Now, that’s a comedy, and one with a suitably happy end. In literature it may not always be so clean. (Raskolnikov, for instance, eventually unravels and confesses to the murder he’s committed, and only in his punishment and exile does he have a kind of religious rebirth.)
The key thing here, for us, is to figure out the difference between who our character is perceived to be by others, and how they perceive themselves. What do they say their own motives are, and what do others think their motives are? Who then, is closer, to the true unconscious motivations? What’s going to happen to bring those two sides together?
Figure that out, and you’ve got a character. More than that, you’ve got a story.
More next week, diving into the third layer of character… until then, have fun!
Writing Towards the Fun #22:
Write a short scene where your character interacts with someone else, or many others, in an attempt to get something they want.
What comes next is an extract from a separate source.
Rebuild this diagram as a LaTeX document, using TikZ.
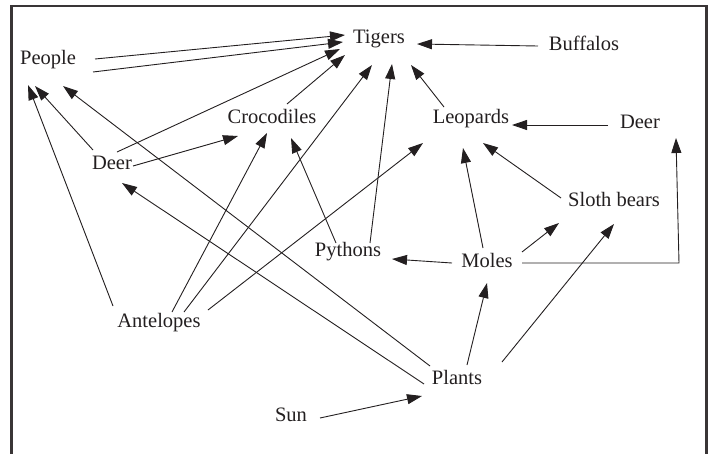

What are their motives? Public and private? How aware are they of why they’re really doing what they’re doing?
Now write the same scene but from the point of view of the other person, or one of the other people. What do they think of your original character and how is it different? And of course now you have a new perspective that comes with its own public/private divide… so you can explore it in reverse as well.
Did something dramatic begin to emerge? Almost certainly… keep at it, and have fun!